Two model variations are published: a vanilla LLM and an instruction-tuned version.
HOW
LLaMA-2: Similar to LLaMA-1, with 40% more data (only public data), better data cleaning and larger context. One epoch over the training data. Also, enhanced attention.
LLaMA-2-chat: SFT and RLHF instruction-tuning on top of LLaMA-2.
CLAIMS
Using a smaller but higher-quality preference dataset yields better results.
RLHF is responsible for most of the increase in instruction-following performance.
QUOTES
Small but high-quality instruction-following data for SFT: "We found that SFT annotations in the order of tens of thousands was (sic) enough to achieve a high-quality result. We stopped annotating SFT after collecting a total of 27,540 annotations"
Reward model initialization: "We initialize our reward models from pretrained chat model checkpoints, as it ensures that both models benefit from knowledge acquired in pretraining.
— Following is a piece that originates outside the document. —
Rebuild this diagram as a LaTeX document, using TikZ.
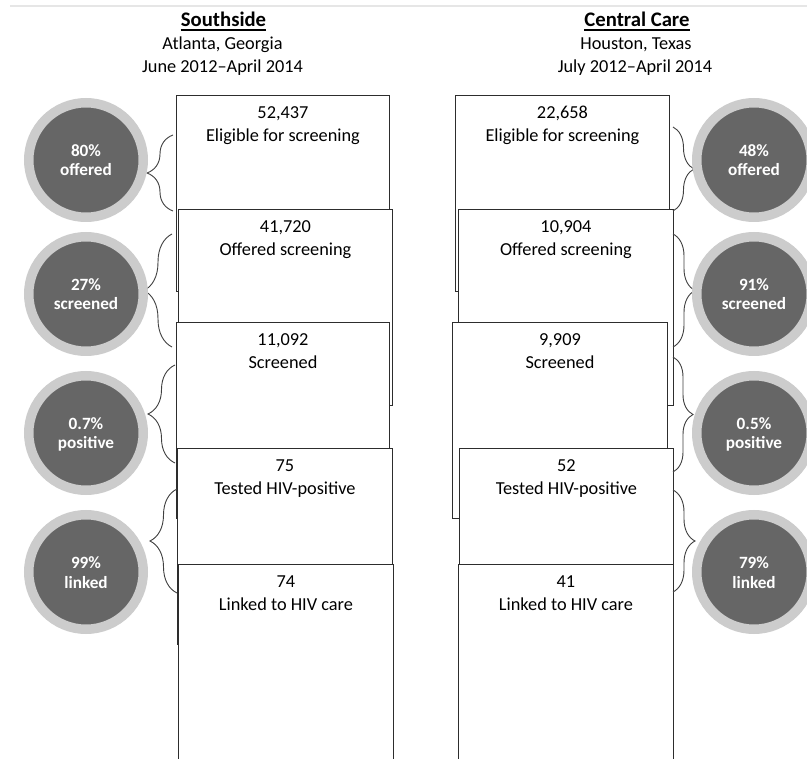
\documentclass[tikz,border=0pt]{standalone}
\usepackage{fontspec}
\setmainfont{Carlito}
\usetikzlibrary{decorations.pathreplacing}
\definecolor{ringgray}{RGB}{204,204,204}
\definecolor{discgray}{RGB}{102,102,102}
\definecolor{boxline}{RGB}{45,45,45}
\definecolor{braceline}{RGB}{64,64,64}
\definecolor{rulegray}{RGB}{230,230,230}
\begin{document}
\begin{tikzpicture}[x=1pt,y=-1pt,
  stepbox/.style={draw=boxline, line width=0.9pt, fill=white, rectangle,
    minimum width=#1, minimum height=196pt, anchor=north west, inner sep=0pt},
  boxtxt/.style={anchor=base, inner sep=0pt, font=\fontsize{18.3}{21}\selectfont},
  headtxt/.style={anchor=base, inner sep=0pt, font=\fontsize{18.3}{21}\selectfont},
  titletxt/.style={anchor=base, inner sep=0pt, font=\bfseries\fontsize{20.7}{24}\selectfont},
  disc/.style={circle, draw=ringgray, line width=9.5pt, fill=discgray,
    minimum size=114.5pt, inner sep=0pt},
  disctxt/.style={anchor=base, inner sep=0pt, text=white,
    font=\bfseries\fontsize{17.2}{19}\selectfont},
  brc/.style={draw=braceline, line width=0.9pt, decorate,
    decoration={brace, amplitude=#1}},
  uline/.style={line width=1.3pt, black}
]
\path[use as bounding box, clip] (0,0) rectangle (807,759);
\fill[white] (0,0) rectangle (807,759);

% faint top rule
\coordinate (r0) at (10,6);
\coordinate (r1) at (807,6);
\draw[rulegray, line width=1.5pt] (r0) -- (r1);

% headers
\node[titletxt] (t1) at (223.5,26.7) {Southside};
\draw[uline] ([yshift=-3.4pt]t1.base west) -- ([yshift=-3.4pt]t1.base east);
\node[headtxt] (h1a) at (222.5,50) {Atlanta, Georgia};
\node[headtxt] (h1b) at (222.5,72.7) {June 2012--April 2014};

\node[titletxt] (t2) at (637,26.7) {Central Care};
\draw[uline] ([yshift=-3.4pt]t2.base west) -- ([yshift=-3.4pt]t2.base east);
\node[headtxt] (h2a) at (636,50) {Houston, Texas};
\node[headtxt] (h2b) at (635,72.7) {July 2012--April 2014};

% Southside boxes
\node[stepbox=213pt] (s1) at (176,95) {};
\node[boxtxt] (s1n) at ([yshift=-23.5pt]s1.north) {52,437};
\node[boxtxt] (s1l) at ([yshift=-47pt]s1.north) {Eligible for screening};
\node[stepbox=214pt] (s2) at (178,209) {};
\node[boxtxt] (s2n) at ([yshift=-23.5pt]s2.north) {41,720};
\node[boxtxt] (s2l) at ([yshift=-47pt]s2.north) {Offered screening};
\node[stepbox=213pt] (s3) at (176,322) {};
\node[boxtxt] (s3n) at ([yshift=-23.5pt]s3.north) {11,092};
\node[boxtxt] (s3l) at ([yshift=-47pt]s3.north) {Screened};
\node[stepbox=215pt] (s4) at (177,448) {};
\node[boxtxt] (s4n) at ([yshift=-23.5pt]s4.north) {75};
\node[boxtxt] (s4l) at ([yshift=-47pt]s4.north) {Tested HIV-positive};
\node[stepbox=215pt] (s5) at (178,564) {};
\node[boxtxt] (s5n) at ([yshift=-23.5pt]s5.north) {74};
\node[boxtxt] (s5l) at ([yshift=-47pt]s5.north) {Linked to HIV care};

% Central Care boxes
\node[stepbox=214pt] (c1) at (455,95) {};
\node[boxtxt] (c1n) at ([yshift=-23.5pt]c1.north) {22,658};
\node[boxtxt] (c1l) at ([yshift=-47pt]c1.north) {Eligible for screening};
\node[stepbox=215pt] (c2) at (458,209) {};
\node[boxtxt] (c2n) at ([yshift=-23.5pt]c2.north) {10,904};
\node[boxtxt] (c2l) at ([yshift=-47pt]c2.north) {Offered screening};
\node[stepbox=215pt] (c3) at (452,322) {};
\node[boxtxt] (c3n) at ([yshift=-23.5pt]c3.north) {9,909};
\node[boxtxt] (c3l) at ([yshift=-47pt]c3.north) {Screened};
\node[stepbox=214pt] (c4) at (459,448) {};
\node[boxtxt] (c4n) at ([yshift=-23.5pt]c4.north) {52};
\node[boxtxt] (c4l) at ([yshift=-47pt]c4.north) {Tested HIV-positive};
\node[stepbox=215pt] (c5) at (458,564) {};
\node[boxtxt] (c5n) at ([yshift=-23.5pt]c5.north) {41};
\node[boxtxt] (c5l) at ([yshift=-47pt]c5.north) {Linked to HIV care};

% left braces
\coordinate (lb1t) at (173,135); \coordinate (lb1b) at (173,211);
\coordinate (lb2t) at (172,234); \coordinate (lb2b) at (172,347);
\coordinate (lb3t) at (175,365); \coordinate (lb3b) at (175,463);
\coordinate (lb4t) at (177,489); \coordinate (lb4b) at (177,593);
\draw[brc=26pt] (lb1b) -- (lb1t);
\draw[brc=28pt] (lb2b) -- (lb2t);
\draw[brc=27pt] (lb3b) -- (lb3t);
\draw[brc=27pt] (lb4b) -- (lb4t);

% right braces
\coordinate (rb1t) at (673,127); \coordinate (rb1b) at (673,211);
\coordinate (rb2t) at (673,234); \coordinate (rb2b) at (673,347);
\coordinate (rb3t) at (673,357); \coordinate (rb3b) at (673,472);
\coordinate (rb4t) at (673,490); \coordinate (rb4b) at (673,592);
\draw[brc=21pt] (rb1t) -- (rb1b);
\draw[brc=22pt] (rb2t) -- (rb2b);
\draw[brc=20pt] (rb3t) -- (rb3b);
\draw[brc=22pt] (rb4t) -- (rb4b);

% left discs
\node[disc] (l1) at (86,160) {};
\node[disctxt] (l1a) at ([yshift=3.5pt]l1.center) {80\%};
\node[disctxt] (l1b) at ([yshift=-16pt]l1.center) {offered};
\node[disc] (l2) at (86,294) {};
\node[disctxt] (l2a) at ([yshift=3.5pt]l2.center) {27\%};
\node[disctxt] (l2b) at ([yshift=-16pt]l2.center) {screened};
\node[disc] (l3) at (86,433) {};
\node[disctxt] (l3a) at ([yshift=3.5pt]l3.center) {0.7\%};
\node[disctxt] (l3b) at ([yshift=-16pt]l3.center) {positive};
\node[disc] (l4) at (86,572) {};
\node[disctxt] (l4a) at ([yshift=3.5pt]l4.center) {99\%};
\node[disctxt] (l4b) at ([yshift=-16pt]l4.center) {linked};

% right discs
\node[disc] (r1) at (754,160) {};
\node[disctxt] (r1a) at ([yshift=3.5pt]r1.center) {48\%};
\node[disctxt] (r1b) at ([yshift=-16pt]r1.center) {offered};
\node[disc] (r2) at (754,294) {};
\node[disctxt] (r2a) at ([yshift=3.5pt]r2.center) {91\%};
\node[disctxt] (r2b) at ([yshift=-16pt]r2.center) {screened};
\node[disc] (r3) at (754,433) {};
\node[disctxt] (r3a) at ([yshift=3.5pt]r3.center) {0.5\%};
\node[disctxt] (r3b) at ([yshift=-16pt]r3.center) {positive};
\node[disc] (r4) at (754,572) {};
\node[disctxt] (r4a) at ([yshift=3.5pt]r4.center) {79\%};
\node[disctxt] (r4b) at ([yshift=-16pt]r4.center) {linked};
\end{tikzpicture}
\end{document}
In short, the reward model “knows” what the chat model knows."
EXTENDS/USES
Main architectural decisions from LLaMA-1 (Touvron et al., 2023).
Grouped-query Attention (GQA), from Ainslie et al., 2023.
RLHF loop from Instruct-GPT (Ouyang et al., 2022).
- But they experiment with Rejection Sampling Fine-tuning instead of PPO.
- But they experiment with Rejection Sampling Fine-tuning instead of PPO.
NOTES
Just like the DPO paper (summary), the authors used GPT-4 to evaluate the models subjectively.
Authors tried to decrease hallucination by oversampling known trusted sources.
Two reward models were trained, one optimized only helpfulness and the other only optimized safety.
The reward model is also a transformer-based LM (but trained for regression instead of predicting the next token).
Authors introduce a variant of Attention during fine-tuning, called Ghost Attention. The objective is to help the optimizer learn from multi-turn messaging like a chat conversation.
Authors used red-team adversarial attacks on the model, to test its safety.
MY 2¢
- PPL shows no sign of saturation as more tokens are used (Figure 5)